Lucca e Henrique se conheceram ainda na faculdade, em São Carlos (SP). Cardoso estudou Engenharia Civil, enquanto Prata já estava na graduação em Arquitetura. A amizade começou na república em que moravam, onde dividiam a moradia e o interesse por bicicleta. “Vi que o Luca tinha uma bicicleta e eu já pedalava, então nos aproximamos”, comenta Henrique.
A primeira viagem de bicicletas dos amigos aconteceu em 2019. Os dois cruzaram a divisa entre o Brasil e Uruguai até a fronteira do Brasil com a Argentina de bicicleta, do Chuy até Colônia do Sacramento, cerca de 800 km. “A gente passou seis meses planejando e quando terminou ficou esse gostinho de quero mais”, explica Lucca.
“Eu também sempre tive esse sonho de ir até o Deserto de Atacama [Chile] e o Lucca queria ir para o Torres del Paine [Uruguai]”, conta Henrique. Por causa disso, o plano original era conhecer somente a América do Sul, uma viagem que duraria entre seis meses e um ano. “A gente acabou encontrando uma bicicleta muito boa por menos da metade do preço e essa bicicleta foi feita para dar a volta no mundo, então a gente pensou que a viagem precisava ser maior para compensar”, brinca.
Para que a viagem da Argentina até o Alasca pudesse acontecer, os amigos se planejaram por três anos. Nesse período, cada um precisou fazer uma série de escolhas em prol da viagem. “Voltamos a morar com nossos pais para não pagar aluguel. Eu fazia uns quatro bicos em uma época, trabalhando de segunda a sábado, também”, conta Henrique.
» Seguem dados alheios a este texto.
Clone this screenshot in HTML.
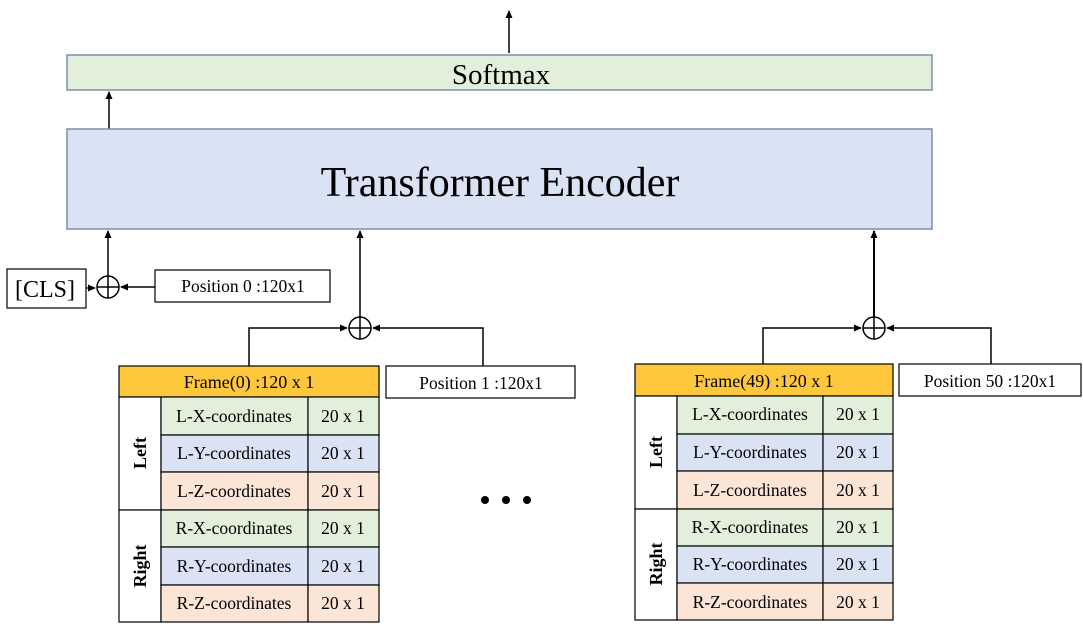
<!DOCTYPE html>
<html><head><meta charset="utf-8"><style>
html,body{margin:0;padding:0;background:#fff;}
svg{display:block;font-family:"Liberation Serif",serif;}
</style></head><body>
<svg width="1083" height="626" viewBox="0 0 1083 626" xmlns="http://www.w3.org/2000/svg">
<defs><marker id="a" markerWidth="8" markerHeight="8" refX="7" refY="4" orient="auto" markerUnits="userSpaceOnUse"><path d="M0,0.5 L8,4 L0,7.5 z" fill="#000"/></marker></defs>
<line x1="509" y1="53" x2="509" y2="11" stroke="#000" stroke-width="1.5" marker-end="url(#a)"/>
<rect x="67" y="55" width="865" height="35" fill="#e2efda" stroke="#7f8fa8" stroke-width="1.5"/>
<text x="501" y="84" font-size="29" text-anchor="middle">Softmax</text>
<line x1="109" y1="129" x2="109" y2="92" stroke="#000" stroke-width="1.5" marker-end="url(#a)"/>
<rect x="67" y="129" width="865" height="100" fill="#dae3f3" stroke="#7f8fa8" stroke-width="1.5"/>
<text x="500" y="196" font-size="42" text-anchor="middle">Transformer Encoder</text>
<rect x="7" y="269" width="79" height="39" fill="#fff" stroke="#000" stroke-width="1.2"/>
<text x="45" y="297" font-size="24" text-anchor="middle">[CLS]</text>
<line x1="86" y1="288" x2="95" y2="288" stroke="#000" stroke-width="1.2" marker-end="url(#a)"/>
<circle cx="108" cy="287" r="11" fill="#fff" stroke="#000" stroke-width="1.5"/>
<path d="M97,287 H119 M108,276 V298" stroke="#000" stroke-width="1.5"/>
<line x1="108" y1="276" x2="108" y2="231" stroke="#000" stroke-width="1.5" marker-end="url(#a)"/>
<rect x="155" y="270" width="175" height="32" fill="#fff" stroke="#000" stroke-width="1.2"/>
<text x="243" y="292" font-size="17.5" text-anchor="middle">Position 0 :120x1</text>
<line x1="155" y1="287" x2="121" y2="287" stroke="#000" stroke-width="1.5" marker-end="url(#a)"/>
<circle cx="360" cy="328" r="11" fill="#fff" stroke="#000" stroke-width="1.5"/>
<path d="M349,328 H371 M360,317 V339" stroke="#000" stroke-width="1.5"/>
<line x1="360" y1="317" x2="360" y2="231" stroke="#000" stroke-width="1.5" marker-end="url(#a)"/>
<polyline points="249,366 249,328 347,328" fill="none" stroke="#000" stroke-width="1.5" marker-end="url(#a)"/>
<polyline points="483,366 483,328 373,328" fill="none" stroke="#000" stroke-width="1.5" marker-end="url(#a)"/>
<rect x="386" y="366" width="189" height="32" fill="#fff" stroke="#000" stroke-width="1.2"/>
<text x="481" y="389" font-size="17.5" text-anchor="middle">Position 1 :120x1</text>
<circle cx="874" cy="328" r="11" fill="#fff" stroke="#000" stroke-width="1.5"/>
<path d="M863,328 H885 M874,317 V339" stroke="#000" stroke-width="1.5"/>
<line x1="874" y1="317" x2="874" y2="231" stroke="#000" stroke-width="2" marker-end="url(#a)"/>
<polyline points="763,364 763,328 861,328" fill="none" stroke="#000" stroke-width="1.5" marker-end="url(#a)"/>
<polyline points="991,364 991,328 887,328" fill="none" stroke="#000" stroke-width="1.5" marker-end="url(#a)"/>
<rect x="899" y="364" width="182" height="32" fill="#fff" stroke="#000" stroke-width="1.2"/>
<text x="990" y="387" font-size="17.5" text-anchor="middle">Position 50 :120x1</text>
<circle cx="485" cy="500" r="4"/><circle cx="506" cy="500" r="4"/><circle cx="527" cy="500" r="4"/>
<g font-size="17.5" text-anchor="middle" stroke-width="1.2">
<rect x="119" y="366" width="260" height="31" fill="#ffc83c" stroke="#000"/>
<text x="249" y="388" font-size="18">Frame(0) :120 x 1</text>
<rect x="119" y="397" width="42" height="113" fill="#fff" stroke="#000"/>
<rect x="119" y="510" width="42" height="112" fill="#fff" stroke="#000"/>
<text transform="translate(146,453) rotate(-90)" font-weight="bold" font-size="18">Left</text>
<text transform="translate(146,566) rotate(-90)" font-weight="bold" font-size="18">Right</text>
<rect x="161" y="397" width="147" height="38" fill="#e2efda" stroke="#000"/><rect x="308" y="397" width="71" height="38" fill="#e2efda" stroke="#000"/>
<rect x="161" y="435" width="147" height="37" fill="#dae3f3" stroke="#000"/><rect x="308" y="435" width="71" height="37" fill="#dae3f3" stroke="#000"/>
<rect x="161" y="472" width="147" height="38" fill="#fbe5d6" stroke="#000"/><rect x="308" y="472" width="71" height="38" fill="#fbe5d6" stroke="#000"/>
<rect x="161" y="510" width="147" height="37" fill="#e2efda" stroke="#000"/><rect x="308" y="510" width="71" height="37" fill="#e2efda" stroke="#000"/>
<rect x="161" y="547" width="147" height="38" fill="#dae3f3" stroke="#000"/><rect x="308" y="547" width="71" height="38" fill="#dae3f3" stroke="#000"/>
<rect x="161" y="585" width="147" height="37" fill="#fbe5d6" stroke="#000"/><rect x="308" y="585" width="71" height="37" fill="#fbe5d6" stroke="#000"/>
<text x="234" y="422">L-X-coordinates</text><text x="343" y="422">20 x 1</text>
<text x="234" y="459">L-Y-coordinates</text><text x="343" y="459">20 x 1</text>
<text x="234" y="497">L-Z-coordinates</text><text x="343" y="497">20 x 1</text>
<text x="234" y="534">R-X-coordinates</text><text x="343" y="534">20 x 1</text>
<text x="234" y="572">R-Y-coordinates</text><text x="343" y="572">20 x 1</text>
<text x="234" y="609">R-Z-coordinates</text><text x="343" y="609">20 x 1</text>
</g>
<g font-size="17.5" text-anchor="middle" stroke-width="1.2">
<rect x="635" y="364" width="258" height="32" fill="#ffc83c" stroke="#000"/>
<text x="764" y="387" font-size="18">Frame(49) :120 x 1</text>
<rect x="635" y="396" width="42" height="113" fill="#fff" stroke="#000"/>
<rect x="635" y="509" width="42" height="111" fill="#fff" stroke="#000"/>
<text transform="translate(662,452) rotate(-90)" font-weight="bold" font-size="18">Left</text>
<text transform="translate(662,564) rotate(-90)" font-weight="bold" font-size="18">Right</text>
<rect x="677" y="396" width="146" height="38" fill="#e2efda" stroke="#000"/><rect x="823" y="396" width="70" height="38" fill="#e2efda" stroke="#000"/>
<rect x="677" y="434" width="146" height="37" fill="#dae3f3" stroke="#000"/><rect x="823" y="434" width="70" height="37" fill="#dae3f3" stroke="#000"/>
<rect x="677" y="471" width="146" height="38" fill="#fbe5d6" stroke="#000"/><rect x="823" y="471" width="70" height="38" fill="#fbe5d6" stroke="#000"/>
<rect x="677" y="509" width="146" height="37" fill="#e2efda" stroke="#000"/><rect x="823" y="509" width="70" height="37" fill="#e2efda" stroke="#000"/>
<rect x="677" y="546" width="146" height="37" fill="#dae3f3" stroke="#000"/><rect x="823" y="546" width="70" height="37" fill="#dae3f3" stroke="#000"/>
<rect x="677" y="583" width="146" height="37" fill="#fbe5d6" stroke="#000"/><rect x="823" y="583" width="70" height="37" fill="#fbe5d6" stroke="#000"/>
<text x="750" y="420">L-X-coordinates</text><text x="858" y="420">20 x 1</text>
<text x="750" y="458">L-Y-coordinates</text><text x="858" y="458">20 x 1</text>
<text x="750" y="496">L-Z-coordinates</text><text x="858" y="496">20 x 1</text>
<text x="750" y="533">R-X-coordinates</text><text x="858" y="533">20 x 1</text>
<text x="750" y="570">R-Y-coordinates</text><text x="858" y="570">20 x 1</text>
<text x="750" y="608">R-Z-coordinates</text><text x="858" y="608">20 x 1</text>
</g>
</svg>
</body></html>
Há dois meses na estrada, Lucca brinca: “Não deu tempo de dar saudade.” Para o arquiteto, a relação com a família parece estar ainda mais próxima, apesar da distância física. “Eles estão tendo mais noticia da minha vida [agora] do que antes, porque é muito diferente da rotina de se ver todo dia”, explica.
“Nós planejamos, no máximo, dois dias para frente e, por isso, a gente vive muito o dia-a-dia. Ficamos muito focados no presente, não temos muito tempo para ficar pensando no passado e no futuro”, conta Henrique.
Para ele, a viagem é mais do que uma rota de uma ponta a outra, mas também o modo como ele tem vivido. “Estamos vivendo meio nômade. A nossa casa inteira está aqui”, afirma Henrique. Para ele, as viagens sempre fizeram parte de sua vida e o contato com os familiares costuma funcionar bem.
“Minha mãe e meu irmão estão vendo de nos encontrar, também tenho outro irmão que quer conhecer a Bolívia”, explica. Essa é a primeira visita que os dois devem receber desde que iniciaram a viagem. Para chegar lá a tempo, eles precisam pedalar mais ou menos dois mil km em menos de um mês.
Com o decorrer da viagem, os amigos também descobriram paisagens e locais fora da rota tradicional de turismo. “Estamos conhecendo lugares que eu achei que só existia na Europa e tem aqui, na América Latina”, conta um deles.